Ce changement de paradigme conduira-t-il à une politique différente et de bonnes pratiques?
Le Dr Massimo Introvigne, ancien “Représentant de l’OSCE dans la lutte contre le racisme, la xénophobie et la discrimination, en particulier la discrimination à l’égard des chrétiens et des membres d’autres religions”, a minutieusement examiné le rapport de la MIVILUDES dans un article intitulé “Anti-cultism in France: Old/ New Risks for Religious Liberty?” (Anti-cultisme en France: anciens et nouveaux risques pour la liberté religieuse?) publié dans Bitter Winter le 13 mars 2021. Entre autres choses, il souligne:
“Le rapport admet que la première approche de la France conduisant à la publication en 1996 d’une liste de ‘sectes’, très rapidement controversée, était une erreur. (…)
La reconnaissance de cette erreur, explique le rapport, a conduit à l’abandon de la notion de ‘secte’ au profit de la notion de ‘dérives sectaires’, un nouveau concept ‘étranger aux domaines de la religion, la sociologie et le droit’, une création ad hoc par le gouvernement français. (…)
À son crédit, la MIVILUDES répudie désormais la stratégie des années 1990 qui a conduit à la publication de listes de ‘sectes’ et causé des années de souffrance à des membres de groupes ainsi nommés et stigmatisés. Mais aussi longtemps que l’accusation de ‘dérives sectaires’ sera appliquée à des cas où, comme la MIVILUDES l’admet elle-même, il n’y a pas d’infraction dans 99% des incidents étudiés, une attitude de suspicion générale à l’encontre de tous les groupes perçus comme ‘différents’ ou ‘alternatifs’ se perpétuera. Et cela est un problème pour la liberté religieuse et la démocratie.”

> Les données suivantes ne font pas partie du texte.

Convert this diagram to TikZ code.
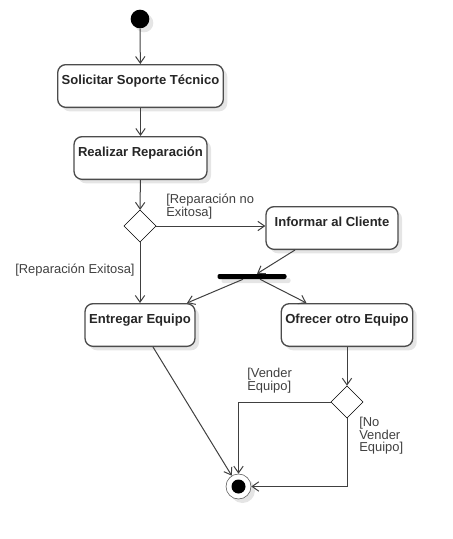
\documentclass[tikz,border=0pt]{standalone}
\usepackage{fontspec}
\setmainfont{Liberation Sans}
\usetikzlibrary{arrows.meta,shapes.geometric,shadows}

\begin{document}
\begin{tikzpicture}[
    x=0.75pt, y=-0.75pt,
    font=\fontsize{9.7}{9.4}\selectfont,
    boxshadow/.style={drop shadow={shadow xshift=3pt, shadow yshift=-3pt, fill=black!10, opacity=1}},
    act/.style={rounded corners=6pt, draw=black!70, line width=1pt, fill=white, boxshadow, minimum height=30pt, inner xsep=3pt, inner ysep=2pt, text height=12.5pt, text depth=15.5pt, font=\fontsize{9.8}{9.4}\selectfont\bfseries, text=black!85},
    decision/.style={diamond, aspect=1, draw=black, fill=white, minimum width=24pt, minimum height=24pt, inner sep=0pt},
    initial/.style={circle, fill=black, minimum size=14pt, inner sep=0pt, boxshadow},
    final/.style={circle, draw=black!70, fill=white, minimum size=18.75pt, inner sep=0pt, boxshadow, path picture={\fill[black] (path picture bounding box.center) circle (5.25pt);}},
    bar/.style={rectangle, rounded corners=1.5pt, fill=black, minimum width=51.75pt, minimum height=3.75pt, inner sep=0pt, boxshadow},
    guard/.style={align=left, text=black!75, inner sep=0pt},
    arr/.style={-{Straight Barb[length=5pt, width=7pt]}, draw=black!75, line width=0.75pt},
  ]
    \useasboundingbox (0,0) rectangle (453,539);

    \node[initial] (start) at (140,19) {};
    \node[act, minimum width=123.75pt] (sol) at (140.5,86) {Solicitar Soporte Técnico};
    \node[act, minimum width=99.75pt] (rea) at (140.5,158) {Realizar Reparación};
    \node[decision] (d1) at (140,226) {};
    \node[act, minimum width=99pt] (inf) at (332,228) {Informar al Cliente};
    \node[bar] (fork) at (252,276.5) {};
    \node[act, minimum width=82.5pt] (ent) at (140,325) {Entregar Equipo};
    \node[act, minimum width=98.25pt] (ofr) at (347,325) {Ofrecer otro Equipo};
    \node[decision] (d2) at (347,402) {};
    \node[final] (fin) at (238.5,486.5) {};

    % guards
    \node[guard, anchor=north west] (gnofix) at (166,194) {[Reparación no\\Exitosa]};
    \node[guard, anchor=north west] (gfix) at (15,264) {[Reparación Exitosa]};
    \node[guard, anchor=north west] (gsell) at (247,368) {[Vender\\Equipo]};
    \node[guard, anchor=north west] (gnosell) at (359,417) {[No\\Vender\\Equipo]};

    \draw[arr] (start) -- (sol);
    \draw[arr] (sol) -- (rea);
    \draw[arr] (rea) -- (d1);
    \draw[arr] (d1.east) -- (inf.west |- d1.east);
    \draw[arr] (d1) -- (ent);
    \draw[arr] ([xshift=-27.75pt]inf.south) -- ([xshift=3.75pt]fork.north);
    \draw[arr] ([xshift=-6.75pt]fork.south) -- ([xshift=35.25pt]ent.north);
    \draw[arr] ([xshift=6pt]fork.south) -- ([xshift=-30.4pt]ofr.north);
    \draw[arr] ([xshift=9.75pt]ent.south) -- (fin.122);
    \draw[arr] (ofr) -- (d2);
    \draw[arr] (d2.west) -| (fin.north);
    \draw[arr] (d2.south) |- (fin.east);
  \end{tikzpicture}
\end{document}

En outre, le changement de paradigme n’aura aucune influence sur la compréhension de la thématique dans l’opinion publique puisque le mot secte a toujours été exclusivement associé à des groupes religieux ou spirituels avec une connotation négative. Ce sentiment restera inchangé avec le mot sectaire accolé à un autre terme négatif, dérive. Pour le consommateur de médias, toute info relative aux “dérives sectaires” sera comprise comme uniquement liée à une secte religieuse, et pas autrement.
En conclusion, les activités criminelles, quelles qu’elles soient, doivent être détectées en temps utile et poursuivies, mais la transparence à propos de l’utilisation de l’argent des contribuables est également une nécessité si l’on veut qu’il soit employé efficacement.
Le budget official de la MIVILUDES de l’année dernière s’élevait à environ 500,000 EUR, mais des chercheurs ont été incapables de vérifier les détails de son utilisation. Il leur a été répondu qu’il était inclus dans le budget du premier ministre auquel la MIVILUDES était alors rattachée. Davantage de transparence doit également être introduit à cet égard.